Whilst a number of countries and international bodies, including Germany, the US congress, the UN human rights council and the European parliament, have all called for a suspension of arms sales, the UK is determined not to pressure its ally to abide by basic human rights laws, the letter claimed.
“It is morally reprehensible that the UK government is not only not considering changing its policy but is actively lobbying other foreign governments, as it did with Germany, to resume weapons sales to Saudi Arabia,” it said.
The foreign secretary last month visited Yemen, becoming the first senior western politician to visit the country since the war broke out in 2015.
Mr Hunt said he had delivered “difficult” messages to the Yemeni government and the Houthi rebels.
“Jeremy Hunt has talked about the need for peace, but the reality is that this war could not be fought without the fighter jets and bombs being produced and sold by arms-dealing governments like the UK,” Andrew Smith from the Campaign Against Arms Trade told The Independent.
“Whilst humanitarian aid is essential, financial aid alone will not resolve this manmade crisis. The UK must stop supplying arms to the Saudi-led coalition that continues to indiscriminately bomb innocent civilians,” said Jojo Shahvisi, an adviser at War Child UK.
“Profiting from such a disastrous conflict significantly damages Britain’s reputation internationally.”
Yemen’s devastating civil war, which enters its fifth year this week, pits Houthi rebels – who control northern Yemen – against the Saudi-led coalition backing the internationally recognised government.
The UN has documented nearly 18,000 civilian casualties in Yemen – some 10,852 believed to have been victims of Saudi-led coalition assaults.
Its figures say that some 10,000 have lost their lives, however some estimates suggest the death toll may be as high as 56,000 killed since early 2016.
UN experts have accused both sides of committing possible war crimes.
The war has forced the displacement of more than three million people and left most of the population food insecure.
Michelle Bachelet, the United Nations high commissioner for human rights, has warned that despite a recent ceasefire signed in Sweden, children in Yemen continued to be killed and wounded at an alarming rate.

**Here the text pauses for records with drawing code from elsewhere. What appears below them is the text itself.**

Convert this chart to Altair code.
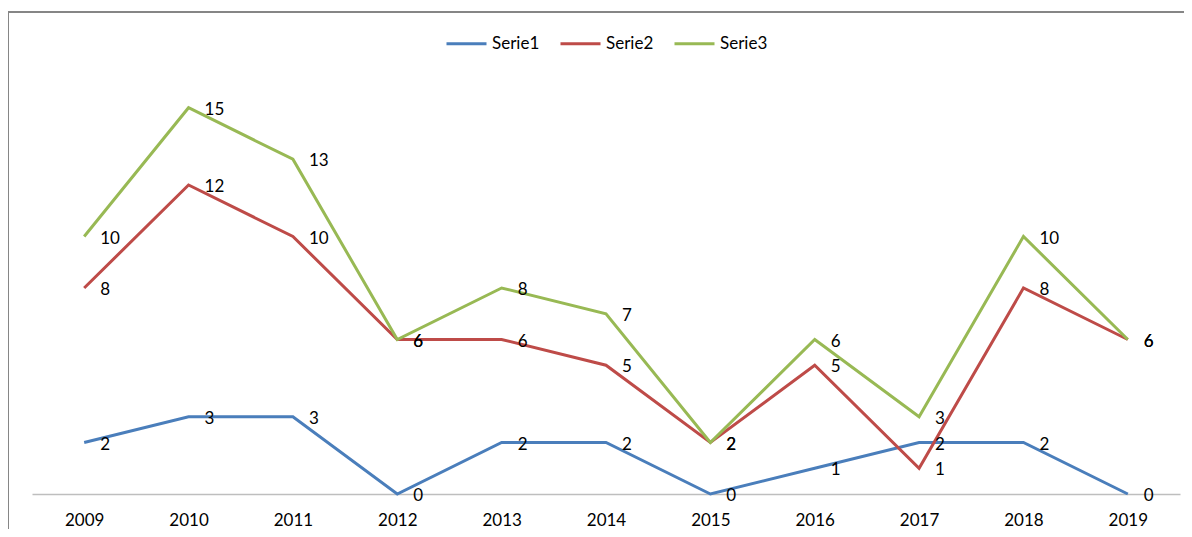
import altair as alt
import pandas as pd

years = ["2009", "2010", "2011", "2012", "2013", "2014", "2015", "2016", "2017", "2018", "2019"]
serie1 = [2, 3, 3, 0, 2, 2, 0, 1, 2, 2, 0]
serie2 = [8, 12, 10, 6, 6, 5, 2, 5, 1, 8, 6]
serie3 = [10, 15, 13, 6, 8, 7, 2, 6, 3, 10, 6]
series_names = ["Serie1", "Serie2", "Serie3"]
colors = ["#4A7EBB", "#BE4B48", "#98B954"]

rows = []
for name, vals in zip(series_names, [serie1, serie2, serie3]):
    for y, v in zip(years, vals):
        rows.append({"year": y, "value": v, "series": name})
df = pd.DataFrame(rows)

FONT = "Lato"

x_enc = alt.X("year:O", sort=years, title=None,
              scale=alt.Scale(type="point", padding=0.5),
              axis=alt.Axis(labelAngle=0, ticks=False, domainColor="#BEBEBE",
                            domainWidth=1.5, labelFont=FONT, labelFontSize=17,
                            labelColor="#000000", labelPadding=18, grid=False))
y_enc = alt.Y("value:Q", title=None,
              scale=alt.Scale(domain=[0, 16], nice=False),
              axis=None)

base = alt.Chart(df)

lines = base.mark_line(strokeWidth=3).encode(
    x=x_enc,
    y=y_enc,
    color=alt.Color("series:N", sort=series_names,
                    scale=alt.Scale(domain=series_names, range=colors),
                    legend=alt.Legend(title=None, orient="none", direction="horizontal",
                                      legendX=413, legendY=-60,
                                      symbolType="stroke", symbolSize=1600,
                                      symbolStrokeWidth=3, labelFont=FONT,
                                      labelFontSize=17, labelColor="#000000",
                                      labelOffset=4, columnPadding=14)),
)

labels = base.mark_text(align="left", baseline="middle", dx=16, dy=2,
                        font=FONT, fontSize=17, color="#000000").encode(
    x=alt.X("year:O", sort=years),
    y=alt.Y("value:Q"),
    text=alt.Text("value:Q"),
)

frame = alt.Chart(pd.DataFrame({"k": [0]})).mark_rect(
    fill=None, stroke="#868686", strokeWidth=2, clip=False
).encode(
    x=alt.value(-24), x2=alt.value(1300),
    y=alt.value(-70), y2=alt.value(700),
)

chart = alt.layer(frame, lines, labels).properties(
    width=1148, height=412,
    background="white",
    autosize=alt.AutoSizeParams(type="none"),
    padding={"left": 24, "top": 74, "right": 4, "bottom": 35},
).configure_view(strokeOpacity=0, strokeWidth=0)

chart.save("out.html", embed_options={"renderer": "svg", "actions": False})
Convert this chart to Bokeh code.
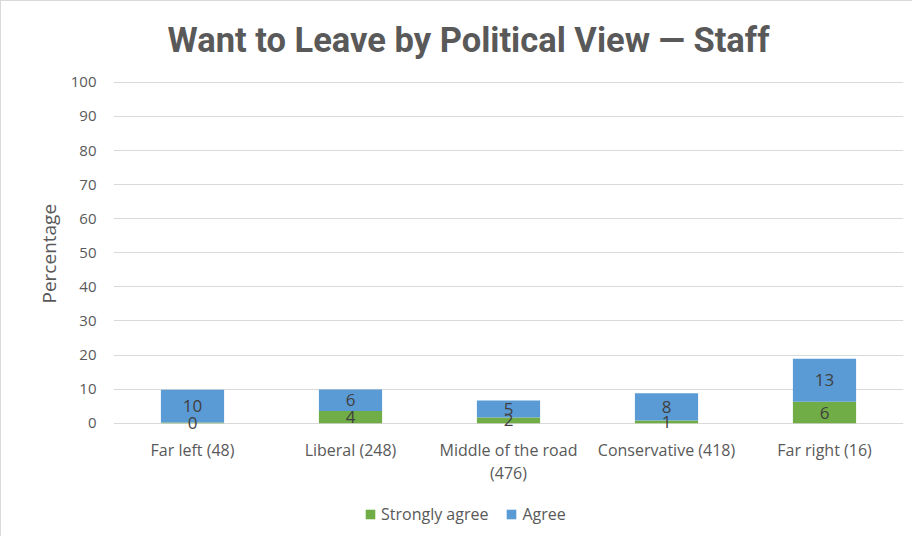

“Since the Stockholm agreement on 13 December, it is estimated that eight children have been killed or injured in Yemen every day,” Ms Bachelet told the UN human rights council last week.
The UN also said that there had been a sharp spike in the number of suspected cholera cases this year, as well as increased displacement in a northern province.
A UN report said 100,000 suspected cholera cases have been found across Yemen since the beginning of the year, and more than 190 people have died.